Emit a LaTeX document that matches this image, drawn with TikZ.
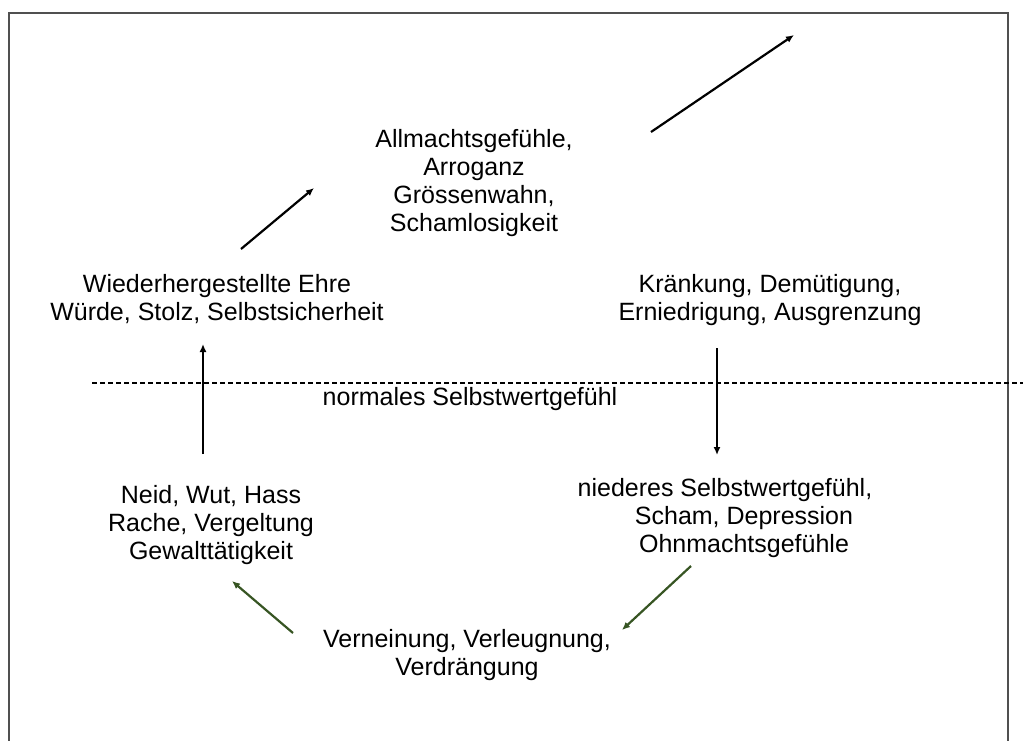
\documentclass[tikz,border=0pt]{standalone}
\usepackage{fontspec}
\setmainfont{Liberation Sans}
\usetikzlibrary{arrows.meta}
\definecolor{pfeilgruen}{RGB}{55,85,35}
\definecolor{rahmengrau}{RGB}{80,80,80}

\begin{document}
\begin{tikzpicture}[x=1pt,y=-1pt]

        \useasboundingbox (0,0) rectangle (1023,740);
        \draw[rahmengrau,line width=2.2pt] (9,760) |- (1008,13) -- (1008,760);

        \begin{scope}[every node/.style={align=center,font=\fontsize{25}{28}\selectfont}]
          \node (allmacht) at (474,183) {Allmachtsgefühle,\\Arroganz\\Grössenwahn,\\Schamlosigkeit};
          \node (ehre)     at (217,299) {Wiederhergestellte Ehre\\Würde, Stolz, Selbstsicherheit};
          \node (kraenk)   at (770,300) {Kränkung, Demütigung,\\Erniedrigung, Ausgrenzung};
          \node (normal)   at (470,399) {normales Selbstwertgefühl};
          \node (neid)     at (211,525) {Neid, Wut, Hass\\Rache, Vergeltung\\Gewalttätigkeit};
          \node (nieder)   at (744,518) {niederes Selbstwertgefühl,\hspace*{38pt}\\Scham, Depression\\Ohnmachtsgefühle};
          \node (vernein)  at (467,655) {Verneinung, Verleugnung,\\Verdrängung};
        \end{scope}

        \draw[dash pattern=on 5pt off 3pt,line width=1.3pt] (92,383) -- (1030,383);

        % Pfeil-Enden
        \coordinate (a1) at (241,249);
        \coordinate (a2) at (314,188);
        \coordinate (b1) at (651,132);
        \coordinate (b2) at (794,35);
        \coordinate (c1) at (717,348);
        \coordinate (c2) at (717,455);
        \coordinate (d1) at (691,566);
        \coordinate (d2) at (622,630);
        \coordinate (e1) at (293,633);
        \coordinate (e2) at (232,581);
        \coordinate (f1) at (203,454);
        \coordinate (f2) at (203,344);

        \begin{scope}[every path/.style={line width=2.2pt,-{Latex[length=8pt,width=7pt]}}]
          \draw (a1) -- (a2);
          \draw (b1) -- (b2);
          \draw (c1) -- (c2);
          \draw (f1) -- (f2);
          \draw[pfeilgruen] (d1) -- (d2);
          \draw[pfeilgruen] (e1) -- (e2);
        \end{scope}

      \end{tikzpicture}
\end{document}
◆ ◆ ◆ ◆
Direction
Pictures are excluded; output everything else in the data verbatim.

Answer to the problem
Emit a LaTeX document that matches this image, drawn with TikZ.
\documentclass[tikz,border=0pt]{standalone}
\usepackage{fontspec}
\setmainfont{Liberation Sans}
\usetikzlibrary{arrows.meta}
\definecolor{pfeilgruen}{RGB}{55,85,35}
\definecolor{rahmengrau}{RGB}{80,80,80}

\begin{document}
\begin{tikzpicture}[x=1pt,y=-1pt]

        \useasboundingbox (0,0) rectangle (1023,740);
        \draw[rahmengrau,line width=2.2pt] (9,760) |- (1008,13) -- (1008,760);

        \begin{scope}[every node/.style={align=center,font=\fontsize{25}{28}\selectfont}]
          \node (allmacht) at (474,183) {Allmachtsgefühle,\\Arroganz\\Grössenwahn,\\Schamlosigkeit};
          \node (ehre)     at (217,299) {Wiederhergestellte Ehre\\Würde, Stolz, Selbstsicherheit};
          \node (kraenk)   at (770,300) {Kränkung, Demütigung,\\Erniedrigung, Ausgrenzung};
          \node (normal)   at (470,399) {normales Selbstwertgefühl};
          \node (neid)     at (211,525) {Neid, Wut, Hass\\Rache, Vergeltung\\Gewalttätigkeit};
          \node (nieder)   at (744,518) {niederes Selbstwertgefühl,\hspace*{38pt}\\Scham, Depression\\Ohnmachtsgefühle};
          \node (vernein)  at (467,655) {Verneinung, Verleugnung,\\Verdrängung};
        \end{scope}

        \draw[dash pattern=on 5pt off 3pt,line width=1.3pt] (92,383) -- (1030,383);

        % Pfeil-Enden
        \coordinate (a1) at (241,249);
        \coordinate (a2) at (314,188);
        \coordinate (b1) at (651,132);
        \coordinate (b2) at (794,35);
        \coordinate (c1) at (717,348);
        \coordinate (c2) at (717,455);
        \coordinate (d1) at (691,566);
        \coordinate (d2) at (622,630);
        \coordinate (e1) at (293,633);
        \coordinate (e2) at (232,581);
        \coordinate (f1) at (203,454);
        \coordinate (f2) at (203,344);

        \begin{scope}[every path/.style={line width=2.2pt,-{Latex[length=8pt,width=7pt]}}]
          \draw (a1) -- (a2);
          \draw (b1) -- (b2);
          \draw (c1) -- (c2);
          \draw (f1) -- (f2);
          \draw[pfeilgruen] (d1) -- (d2);
          \draw[pfeilgruen] (e1) -- (e2);
        \end{scope}

      \end{tikzpicture}
\end{document}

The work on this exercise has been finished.